Due to the high prevalence of strokes in the world population, doctors have spent considerable resources attempting to uncover lifestyle factors that could increase a person's risk.
And now, two recent studies suggest that both iron deficiency and vitamin C deficiency may increase a person's chances of experiencing a stroke.
The first study, conducted by Imperial College London, found that iron deficiency may increase ischemic stroke risk by making blood more sticky and more prone to clotting.
Ischemic strokes are the most common type of stroke -- and they occur when there is a sudden interruption of blood flow to the brain due to a blood clot. When blood platelets stick together this increases the chances of a blood clot.
"Since platelets in the blood stick together more if you are short of iron, we think this may explain why being short of iron can lead to strokes," explains researcher Dr. Claire Shovlin.
Shovlin and her team studied data on 497 patients with abnormal blood vessels in the lung. They discovered that even moderately low iron levels approximately doubled the risk of stroke compared with iron levels in the middle of the normal range.

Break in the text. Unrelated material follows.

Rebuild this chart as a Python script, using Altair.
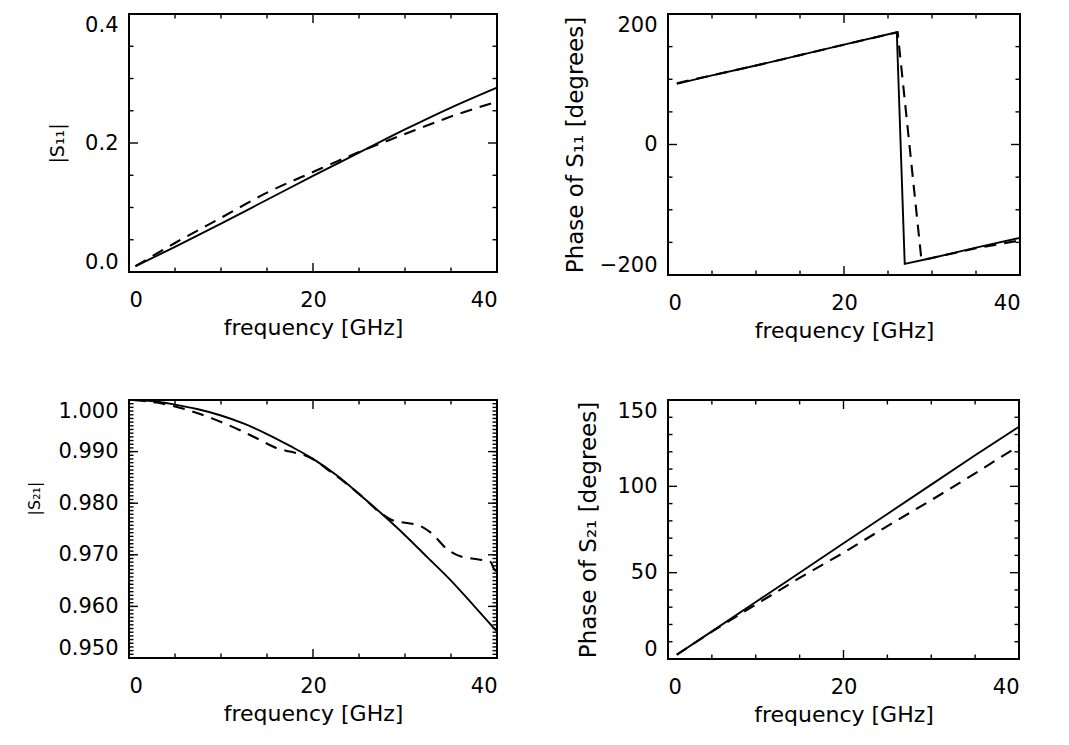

However, the researchers are unclear about why the connection between iron deficiency and stroke exists.
"There are many additional steps from a clot blocking a blood vessel to the final stroke developing, so it is still unclear just how important sticky platelets are to the overall process," says Shovlin.
The second study looked at the connection between vitamin C and a less common type of stroke called hemorrhagic stroke, which occurs when there is uncontrolled bleeding in the brain. It is considered more fatal than ischemic stroke.
Also see: Does this diet lower stroke risk?
The research presented at the American Academy of Neurology shows that people who are low in vitamin C have an increased risk of hemorrhagic stroke.
French researchers compared 65 people who had an hemorrhagic stroke to 65 healthy people. On average, the people who had a stroke had depleted levels of vitamin C, while those who had not had a stroke had normal levels of the vitamin.
"Our results show that vitamin C deficiency should be considered a risk factor for this severe type of stroke, as [should] high blood pressure, drinking alcohol and being overweight," says study author Dr. Stéphane Vannier from Pontchaillou University Hospital in Rennes, France.
Vitamin C can be found in fruits and vegetables such as oranges, papaya, peppers, broccoli and strawberries.